Josh Farrow set to release new debut EP
Inspired as much by the New Orleans funk of Allen Touissant as the Chicago blues of his hometown, Josh Farrow puts a dark spin on American roots music with his full-length debut, Trouble Walks With Me, out October 28.
Written and recorded in Nashville, Trouble Walks With Me finds Farrow pulling triple-duty as lead singer, songwriter and ringleader. On his first full-length collection he ignores the rules of his new home - a Tennessee city ruled by cowboy-hatted country stars strumming acoustic guitars - and carves out his own sound, with the help of guests including Ruby Amafu, Elizabeth Cook, and the McCrary Sisters, to name a few.

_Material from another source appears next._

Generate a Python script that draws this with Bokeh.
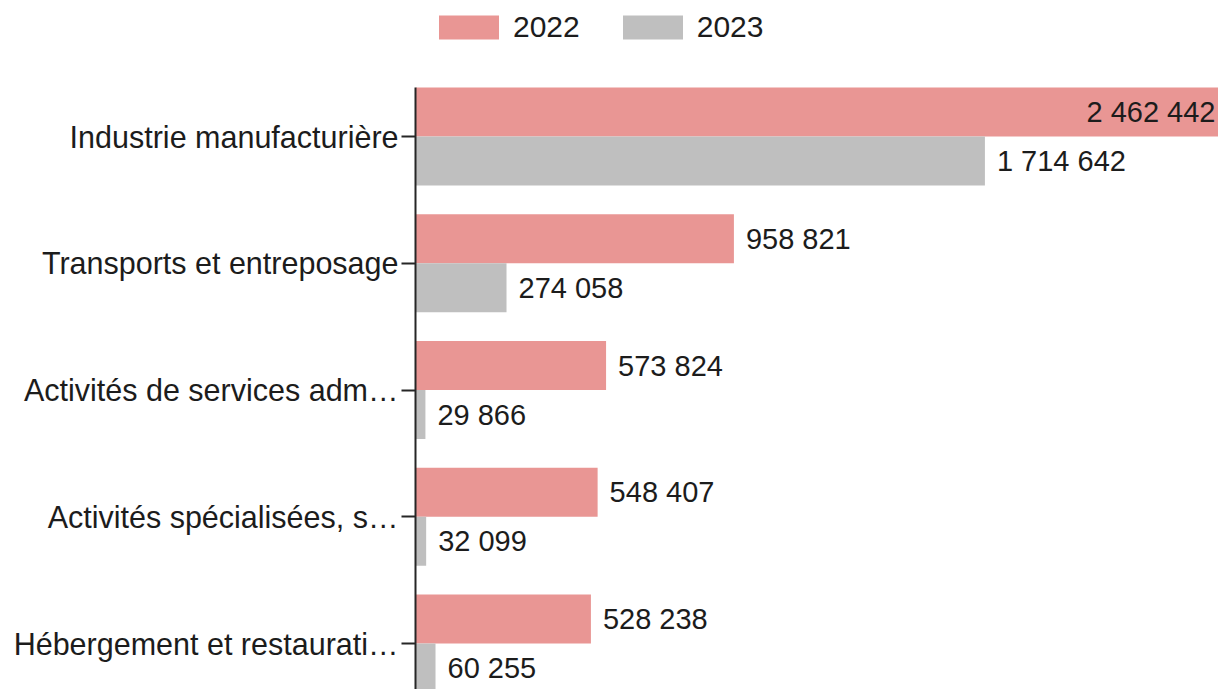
from bokeh.plotting import figure
from bokeh.models import ColumnDataSource, Range1d, FixedTicker, Legend, LegendItem
from bokeh.embed import file_html
from bokeh.resources import INLINE
from bokeh.core.properties import value

categories = ["Industrie manufacturière", "Transports et entreposage",
              "Activités de services adm…", "Activités spécialisées, s…",
              "Hébergement et restaurati…"]
series_names = ["2022", "2023"]
values_2022 = [2462442, 958821, 573824, 548407, 528238]
values_2023 = [1714642, 274058, 29866, 32099, 60255]

COLORS = ["#E99694", "#BFBFBF"]
FONT = "Liberation Sans"
TXT = "#1c1c1c"
X_MAX = 2418000
BAR_H = 0.3866
Y_START, Y_END = -0.3629, 5.0730
AXIS_TOP = 4.3866

n = len(categories)
pos = [n - 1 - i for i in range(n)]


def fmt(v):
    return f"{v:,}".replace(",", " ")


p = figure(width=1218, height=689, output_backend="svg", toolbar_location=None,
           x_range=Range1d(0, X_MAX), y_range=Range1d(Y_START, Y_END),
           x_axis_location=None,
           min_border_left=415, min_border_right=0, min_border_top=0, min_border_bottom=0)

renderers = []
for k, vals in enumerate([values_2022, values_2023]):
    sign = 1 if k == 0 else -1
    ys = [q + sign * BAR_H / 2 for q in pos]
    src = ColumnDataSource(dict(y=ys, right=vals))
    r = p.hbar(y="y", left=0, right="right", height=BAR_H, fill_color=COLORS[k],
               line_color=None, source=src)
    renderers.append(r)
    out_x = [v for v in vals if v <= X_MAX]
    out_y = [y for v, y in zip(vals, ys) if v <= X_MAX]
    out_t = [fmt(v) for v in vals if v <= X_MAX]
    p.text(x=out_x, y=out_y, text=out_t, x_offset=12, text_align="left",
           text_baseline="middle", text_font=value(FONT), text_font_size="29px",
           text_color=TXT)
    in_y = [y for v, y in zip(vals, ys) if v > X_MAX]
    in_t = [fmt(v) for v in vals if v > X_MAX]
    if in_t:
        p.text(x=[X_MAX] * len(in_t), y=in_y, text=in_t, x_offset=-3, text_align="right",
               text_baseline="middle", text_font=value(FONT), text_font_size="29px",
               text_color=TXT)

p.yaxis.ticker = FixedTicker(ticks=pos)
p.yaxis.bounds = (Y_START, AXIS_TOP)
p.yaxis.major_label_overrides = {q: c for q, c in zip(pos, categories)}
p.yaxis.major_label_text_font = FONT
p.yaxis.major_label_text_font_size = "30.5px"
p.yaxis.major_label_text_color = TXT
p.yaxis.major_label_standoff = 3
p.yaxis.minor_tick_line_color = None
p.yaxis.major_tick_in = 0
p.yaxis.major_tick_out = 14
p.yaxis.major_tick_line_width = 2
p.yaxis.major_tick_line_color = "#262626"
p.yaxis.axis_line_width = 2
p.yaxis.axis_line_color = "#262626"

p.xgrid.visible = False
p.ygrid.visible = False
p.outline_line_color = None

legend = Legend(items=[LegendItem(label=series_names[0], renderers=[renderers[0]]),
                       LegendItem(label=series_names[1], renderers=[renderers[1]])],
                orientation="horizontal", location=(16, 645), margin=0, padding=0,
                spacing=35, glyph_width=75, glyph_height=30, label_standoff=7,
                label_text_font=FONT, label_text_font_size="30px", label_text_color=TXT,
                border_line_color=None, background_fill_alpha=0)
p.add_layout(legend, "center")

open("out.html", "w").write(file_html(p, INLINE))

"Before You Leave," a finalist in the John Lennon Songwriting Competition, turns the traditional love song format on its head, while "Who's Gonna Love You When I'm Gone" - one of Trouble's two songs to be featured in the ABC TV show "Nashville" - offers groove and grit in equal doses. Also making an appearance on the album is Farrow's first single, "Devil Don't You Fool Me," which racked up more than 350,000 Spotify streams during its own release. Self-funded and independently released, Trouble Walks With Me finds Farrow - a festival favorite who has performed on the main stages at both Hangout and Merlefest - chasing down success on his own terms, bringing with him a sound that's smoky, soulful and signature.
Farrow - an Illinois-born kid who played punk rock music as a teenager - didn't come to Nashville chasing a musical dream. Instead, he moved to Music City in his early 20s to chase after his future wife. He was soon immersed in Nashville's Americana scene, an event seemingly willed by fate - he even met the project's producer Dexter Green, at an East Nashville pizza shop. Over the course of a year, they pieced together the 10 songs that comprise Trouble Walks With Me, calling on local guests to lend their help in the recording studio.
The resulting album features swells of organ, bursts of piano, gospel overtones, layers of background harmonies and plenty of slow-boiling soul, creating a varied collection of blues songs and smooth ballads, but its story is bigger than the music itself - it's a portrait of a community working together, operating outside of the Nashville machine.